-- start of Records --
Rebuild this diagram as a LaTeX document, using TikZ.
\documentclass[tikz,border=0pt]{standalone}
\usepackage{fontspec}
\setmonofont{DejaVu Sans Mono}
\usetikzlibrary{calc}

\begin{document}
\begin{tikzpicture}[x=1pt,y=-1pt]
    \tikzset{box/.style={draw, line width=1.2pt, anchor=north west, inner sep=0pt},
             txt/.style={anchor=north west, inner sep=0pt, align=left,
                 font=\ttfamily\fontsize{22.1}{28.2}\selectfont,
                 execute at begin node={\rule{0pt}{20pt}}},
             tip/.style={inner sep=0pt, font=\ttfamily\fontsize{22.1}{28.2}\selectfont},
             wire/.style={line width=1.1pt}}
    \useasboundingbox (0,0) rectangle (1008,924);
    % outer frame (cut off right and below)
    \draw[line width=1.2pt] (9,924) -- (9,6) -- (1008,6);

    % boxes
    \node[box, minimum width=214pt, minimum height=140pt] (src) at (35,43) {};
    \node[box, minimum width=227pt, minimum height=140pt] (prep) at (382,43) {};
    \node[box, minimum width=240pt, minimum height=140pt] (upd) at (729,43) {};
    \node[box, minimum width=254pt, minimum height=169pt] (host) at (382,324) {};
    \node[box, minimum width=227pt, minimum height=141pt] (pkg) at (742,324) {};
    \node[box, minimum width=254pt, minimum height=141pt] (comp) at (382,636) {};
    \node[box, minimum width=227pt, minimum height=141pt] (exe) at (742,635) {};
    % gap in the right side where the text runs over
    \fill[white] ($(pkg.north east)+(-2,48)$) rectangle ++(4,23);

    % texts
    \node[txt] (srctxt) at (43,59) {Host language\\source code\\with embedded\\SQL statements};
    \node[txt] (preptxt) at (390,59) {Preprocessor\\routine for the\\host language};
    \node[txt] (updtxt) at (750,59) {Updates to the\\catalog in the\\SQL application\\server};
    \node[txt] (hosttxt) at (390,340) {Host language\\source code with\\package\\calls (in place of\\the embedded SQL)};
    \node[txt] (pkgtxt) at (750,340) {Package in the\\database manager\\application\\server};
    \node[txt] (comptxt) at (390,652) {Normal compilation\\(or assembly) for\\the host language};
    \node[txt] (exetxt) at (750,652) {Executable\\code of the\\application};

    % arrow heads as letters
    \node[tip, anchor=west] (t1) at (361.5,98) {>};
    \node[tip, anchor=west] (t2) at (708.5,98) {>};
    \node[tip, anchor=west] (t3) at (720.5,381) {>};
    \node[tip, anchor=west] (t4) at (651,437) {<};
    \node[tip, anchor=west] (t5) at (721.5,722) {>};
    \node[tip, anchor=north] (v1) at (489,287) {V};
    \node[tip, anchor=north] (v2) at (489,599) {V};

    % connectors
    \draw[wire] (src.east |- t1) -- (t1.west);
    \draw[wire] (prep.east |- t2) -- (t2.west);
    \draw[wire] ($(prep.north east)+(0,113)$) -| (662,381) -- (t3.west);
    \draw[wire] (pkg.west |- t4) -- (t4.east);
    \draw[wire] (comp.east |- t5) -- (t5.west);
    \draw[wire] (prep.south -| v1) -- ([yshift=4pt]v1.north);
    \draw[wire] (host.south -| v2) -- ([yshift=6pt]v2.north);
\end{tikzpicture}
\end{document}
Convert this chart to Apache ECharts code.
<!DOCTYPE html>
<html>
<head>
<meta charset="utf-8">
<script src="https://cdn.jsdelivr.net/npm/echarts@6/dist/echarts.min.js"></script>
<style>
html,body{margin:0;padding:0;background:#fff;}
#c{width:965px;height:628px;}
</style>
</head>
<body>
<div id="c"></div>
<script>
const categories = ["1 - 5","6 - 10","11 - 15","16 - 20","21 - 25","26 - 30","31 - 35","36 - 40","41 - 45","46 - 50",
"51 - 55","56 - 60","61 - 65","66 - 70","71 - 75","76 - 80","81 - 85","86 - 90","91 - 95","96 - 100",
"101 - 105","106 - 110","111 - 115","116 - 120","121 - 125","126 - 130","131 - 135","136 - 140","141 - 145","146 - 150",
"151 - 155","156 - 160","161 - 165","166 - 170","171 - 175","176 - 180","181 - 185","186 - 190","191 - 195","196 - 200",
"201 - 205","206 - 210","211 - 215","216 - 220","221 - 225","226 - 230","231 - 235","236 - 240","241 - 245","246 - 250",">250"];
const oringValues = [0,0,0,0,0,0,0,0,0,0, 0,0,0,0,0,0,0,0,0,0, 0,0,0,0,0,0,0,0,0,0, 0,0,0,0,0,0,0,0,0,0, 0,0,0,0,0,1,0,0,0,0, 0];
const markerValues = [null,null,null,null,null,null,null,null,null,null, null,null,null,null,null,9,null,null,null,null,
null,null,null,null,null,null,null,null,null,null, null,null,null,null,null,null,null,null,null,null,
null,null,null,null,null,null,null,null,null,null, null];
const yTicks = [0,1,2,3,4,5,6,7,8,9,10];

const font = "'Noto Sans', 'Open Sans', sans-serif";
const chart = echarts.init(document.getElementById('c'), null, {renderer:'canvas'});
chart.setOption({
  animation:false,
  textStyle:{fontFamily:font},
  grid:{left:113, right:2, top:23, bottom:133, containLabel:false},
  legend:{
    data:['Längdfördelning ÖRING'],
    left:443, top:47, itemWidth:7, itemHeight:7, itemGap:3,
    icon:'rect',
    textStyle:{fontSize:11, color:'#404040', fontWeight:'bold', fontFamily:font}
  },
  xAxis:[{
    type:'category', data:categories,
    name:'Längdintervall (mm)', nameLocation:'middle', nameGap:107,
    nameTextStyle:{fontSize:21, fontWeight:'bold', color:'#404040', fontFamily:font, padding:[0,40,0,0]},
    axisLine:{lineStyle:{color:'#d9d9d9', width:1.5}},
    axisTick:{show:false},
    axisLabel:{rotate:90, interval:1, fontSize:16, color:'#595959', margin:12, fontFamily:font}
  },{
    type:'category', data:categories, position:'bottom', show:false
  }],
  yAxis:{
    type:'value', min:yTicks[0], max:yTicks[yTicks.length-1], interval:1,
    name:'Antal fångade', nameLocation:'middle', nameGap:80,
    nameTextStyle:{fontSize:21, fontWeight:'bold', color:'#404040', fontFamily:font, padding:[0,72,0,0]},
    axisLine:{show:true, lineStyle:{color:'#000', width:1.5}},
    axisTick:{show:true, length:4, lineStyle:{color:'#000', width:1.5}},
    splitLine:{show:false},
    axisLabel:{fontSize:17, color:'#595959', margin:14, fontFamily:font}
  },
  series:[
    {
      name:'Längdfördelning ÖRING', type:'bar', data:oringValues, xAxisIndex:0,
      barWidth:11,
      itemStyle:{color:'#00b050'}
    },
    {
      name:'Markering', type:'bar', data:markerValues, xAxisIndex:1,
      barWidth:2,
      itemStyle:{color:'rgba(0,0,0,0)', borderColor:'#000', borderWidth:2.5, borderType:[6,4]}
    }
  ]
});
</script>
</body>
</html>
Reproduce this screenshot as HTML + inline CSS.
-- end of Records --
### Task instructions
In full and verbatim, repeat the records given above.

### Finished answer
Rebuild this diagram as a LaTeX document, using TikZ.
\documentclass[tikz,border=0pt]{standalone}
\usepackage{fontspec}
\setmonofont{DejaVu Sans Mono}
\usetikzlibrary{calc}

\begin{document}
\begin{tikzpicture}[x=1pt,y=-1pt]
    \tikzset{box/.style={draw, line width=1.2pt, anchor=north west, inner sep=0pt},
             txt/.style={anchor=north west, inner sep=0pt, align=left,
                 font=\ttfamily\fontsize{22.1}{28.2}\selectfont,
                 execute at begin node={\rule{0pt}{20pt}}},
             tip/.style={inner sep=0pt, font=\ttfamily\fontsize{22.1}{28.2}\selectfont},
             wire/.style={line width=1.1pt}}
    \useasboundingbox (0,0) rectangle (1008,924);
    % outer frame (cut off right and below)
    \draw[line width=1.2pt] (9,924) -- (9,6) -- (1008,6);

    % boxes
    \node[box, minimum width=214pt, minimum height=140pt] (src) at (35,43) {};
    \node[box, minimum width=227pt, minimum height=140pt] (prep) at (382,43) {};
    \node[box, minimum width=240pt, minimum height=140pt] (upd) at (729,43) {};
    \node[box, minimum width=254pt, minimum height=169pt] (host) at (382,324) {};
    \node[box, minimum width=227pt, minimum height=141pt] (pkg) at (742,324) {};
    \node[box, minimum width=254pt, minimum height=141pt] (comp) at (382,636) {};
    \node[box, minimum width=227pt, minimum height=141pt] (exe) at (742,635) {};
    % gap in the right side where the text runs over
    \fill[white] ($(pkg.north east)+(-2,48)$) rectangle ++(4,23);

    % texts
    \node[txt] (srctxt) at (43,59) {Host language\\source code\\with embedded\\SQL statements};
    \node[txt] (preptxt) at (390,59) {Preprocessor\\routine for the\\host language};
    \node[txt] (updtxt) at (750,59) {Updates to the\\catalog in the\\SQL application\\server};
    \node[txt] (hosttxt) at (390,340) {Host language\\source code with\\package\\calls (in place of\\the embedded SQL)};
    \node[txt] (pkgtxt) at (750,340) {Package in the\\database manager\\application\\server};
    \node[txt] (comptxt) at (390,652) {Normal compilation\\(or assembly) for\\the host language};
    \node[txt] (exetxt) at (750,652) {Executable\\code of the\\application};

    % arrow heads as letters
    \node[tip, anchor=west] (t1) at (361.5,98) {>};
    \node[tip, anchor=west] (t2) at (708.5,98) {>};
    \node[tip, anchor=west] (t3) at (720.5,381) {>};
    \node[tip, anchor=west] (t4) at (651,437) {<};
    \node[tip, anchor=west] (t5) at (721.5,722) {>};
    \node[tip, anchor=north] (v1) at (489,287) {V};
    \node[tip, anchor=north] (v2) at (489,599) {V};

    % connectors
    \draw[wire] (src.east |- t1) -- (t1.west);
    \draw[wire] (prep.east |- t2) -- (t2.west);
    \draw[wire] ($(prep.north east)+(0,113)$) -| (662,381) -- (t3.west);
    \draw[wire] (pkg.west |- t4) -- (t4.east);
    \draw[wire] (comp.east |- t5) -- (t5.west);
    \draw[wire] (prep.south -| v1) -- ([yshift=4pt]v1.north);
    \draw[wire] (host.south -| v2) -- ([yshift=6pt]v2.north);
\end{tikzpicture}
\end{document}
Convert this chart to Apache ECharts code.
<!DOCTYPE html>
<html>
<head>
<meta charset="utf-8">
<script src="https://cdn.jsdelivr.net/npm/echarts@6/dist/echarts.min.js"></script>
<style>
html,body{margin:0;padding:0;background:#fff;}
#c{width:965px;height:628px;}
</style>
</head>
<body>
<div id="c"></div>
<script>
const categories = ["1 - 5","6 - 10","11 - 15","16 - 20","21 - 25","26 - 30","31 - 35","36 - 40","41 - 45","46 - 50",
"51 - 55","56 - 60","61 - 65","66 - 70","71 - 75","76 - 80","81 - 85","86 - 90","91 - 95","96 - 100",
"101 - 105","106 - 110","111 - 115","116 - 120","121 - 125","126 - 130","131 - 135","136 - 140","141 - 145","146 - 150",
"151 - 155","156 - 160","161 - 165","166 - 170","171 - 175","176 - 180","181 - 185","186 - 190","191 - 195","196 - 200",
"201 - 205","206 - 210","211 - 215","216 - 220","221 - 225","226 - 230","231 - 235","236 - 240","241 - 245","246 - 250",">250"];
const oringValues = [0,0,0,0,0,0,0,0,0,0, 0,0,0,0,0,0,0,0,0,0, 0,0,0,0,0,0,0,0,0,0, 0,0,0,0,0,0,0,0,0,0, 0,0,0,0,0,1,0,0,0,0, 0];
const markerValues = [null,null,null,null,null,null,null,null,null,null, null,null,null,null,null,9,null,null,null,null,
null,null,null,null,null,null,null,null,null,null, null,null,null,null,null,null,null,null,null,null,
null,null,null,null,null,null,null,null,null,null, null];
const yTicks = [0,1,2,3,4,5,6,7,8,9,10];

const font = "'Noto Sans', 'Open Sans', sans-serif";
const chart = echarts.init(document.getElementById('c'), null, {renderer:'canvas'});
chart.setOption({
  animation:false,
  textStyle:{fontFamily:font},
  grid:{left:113, right:2, top:23, bottom:133, containLabel:false},
  legend:{
    data:['Längdfördelning ÖRING'],
    left:443, top:47, itemWidth:7, itemHeight:7, itemGap:3,
    icon:'rect',
    textStyle:{fontSize:11, color:'#404040', fontWeight:'bold', fontFamily:font}
  },
  xAxis:[{
    type:'category', data:categories,
    name:'Längdintervall (mm)', nameLocation:'middle', nameGap:107,
    nameTextStyle:{fontSize:21, fontWeight:'bold', color:'#404040', fontFamily:font, padding:[0,40,0,0]},
    axisLine:{lineStyle:{color:'#d9d9d9', width:1.5}},
    axisTick:{show:false},
    axisLabel:{rotate:90, interval:1, fontSize:16, color:'#595959', margin:12, fontFamily:font}
  },{
    type:'category', data:categories, position:'bottom', show:false
  }],
  yAxis:{
    type:'value', min:yTicks[0], max:yTicks[yTicks.length-1], interval:1,
    name:'Antal fångade', nameLocation:'middle', nameGap:80,
    nameTextStyle:{fontSize:21, fontWeight:'bold', color:'#404040', fontFamily:font, padding:[0,72,0,0]},
    axisLine:{show:true, lineStyle:{color:'#000', width:1.5}},
    axisTick:{show:true, length:4, lineStyle:{color:'#000', width:1.5}},
    splitLine:{show:false},
    axisLabel:{fontSize:17, color:'#595959', margin:14, fontFamily:font}
  },
  series:[
    {
      name:'Längdfördelning ÖRING', type:'bar', data:oringValues, xAxisIndex:0,
      barWidth:11,
      itemStyle:{color:'#00b050'}
    },
    {
      name:'Markering', type:'bar', data:markerValues, xAxisIndex:1,
      barWidth:2,
      itemStyle:{color:'rgba(0,0,0,0)', borderColor:'#000', borderWidth:2.5, borderType:[6,4]}
    }
  ]
});
</script>
</body>
</html>
Reproduce this screenshot as HTML + inline CSS.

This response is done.